La guerra dichiarata dai jihadisti palestinesi contro Israele rischia di essere solo l'innesco di un conflitto ultra-regionale. "Stiamo vivendo ore cruciali - riflette l'esponente del Pd -, Hezbollah potrebbe pensare che il preannunciato e imminente attacco di terra a Gaza, con la possibile ondata di protesta e di rabbia che attraverserà le capitali arabe e colpirà il sentiment dei musulmani (sunniti e sciiti insieme), costituisca, anche dal punto di vista simbolico ed emotivo, il momento decisivo per schierarsi anche militarmente a fianco di Hamas. Si può anche dire che in questo quadro Hezbollah punta a far sembrare di essere stata trascinata nel conflitto".

 

 

 

Una trappola su più livelli tesa sotto i piedi di Israele e di tutto l'Occidente. Minniti parla di un "giacimento di odio" su cui i fondamentalisti islamici fanno affidamento per trovare sostegno ideologico, economico e militare nel cuore dell'Europa. "E’ significativo, nel caso francese, che il ragazzo che ha ucciso il professore sia un ceceno: il primo atto post attacco, paradossalmente, viene da un ragazzo proveniente dalla Cecenia e che si è radicalizzato in seguito alla guerra della Russia contro il suo popolo".

 

 

 

Dal punto di vista strategic, "il conflitto diretto al confine del Libano preannuncia una guerra regionale, con il coinvolgimento anche delle Nazioni Unite di Unifil, con 1300 militari italiani che finirebbero dentro una situazione drammatica, ma, soprattutto, con un effetto domino che dal Libano può estendersi alla Cisgiordania e poi non sappiamo dove ci fermiamo". Il "rischio capitale" è rappresentato dal possibile coinvolgimento dell'Iran, "che aprirebbe scenari assolutamente imprevedibili, ma, al momento, non è sul tappeto anche perché non ci sono prove dirette di un coinvolgimento dell’Iran nella preparazione dell’attacco. E, del resto, non casualmente gli americani hanno smorzato queste voci perché capiscono che cosa significherebbe: un conto, insomma, è essere padrini politici di Hamas, un altro è avere partecipato concretamente all’operazione" dello scorso sabato, con l'eccidio di civili israeliani nei kibbutz e al rave party nel deserto del Negev.

 

 

 

"Israele – sottolinea Minniti – ha subito un atto di guerra con modalità tipiche del terrorismo della Jihad e di Islamic State: un orrore senza fine. Dunque, la risposta militare anche di una democrazia è giustamente legittima, ma si deve evitare che si tratti di una vendetta e il confine non è sempre facile da individuare, ma anche in guerra va mantenuto".

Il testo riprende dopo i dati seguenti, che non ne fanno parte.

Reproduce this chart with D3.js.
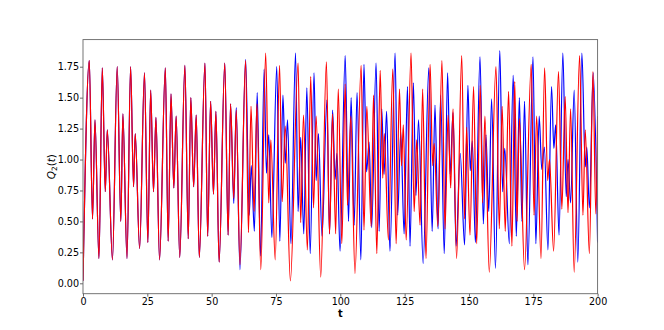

In questo scenario, sono tre i Paesi chiave che determineranno l'esito del conflitto: "L’Egitto, il Qatar che è il principale finanziatore di Hamas e contemporaneamente il major non-Nato Ally degli Stati Uniti, e la Turchia che naturalmente conosce molto bene Hamas e intende svolgere un ruolo simile a quello svolto per l’Ucraina".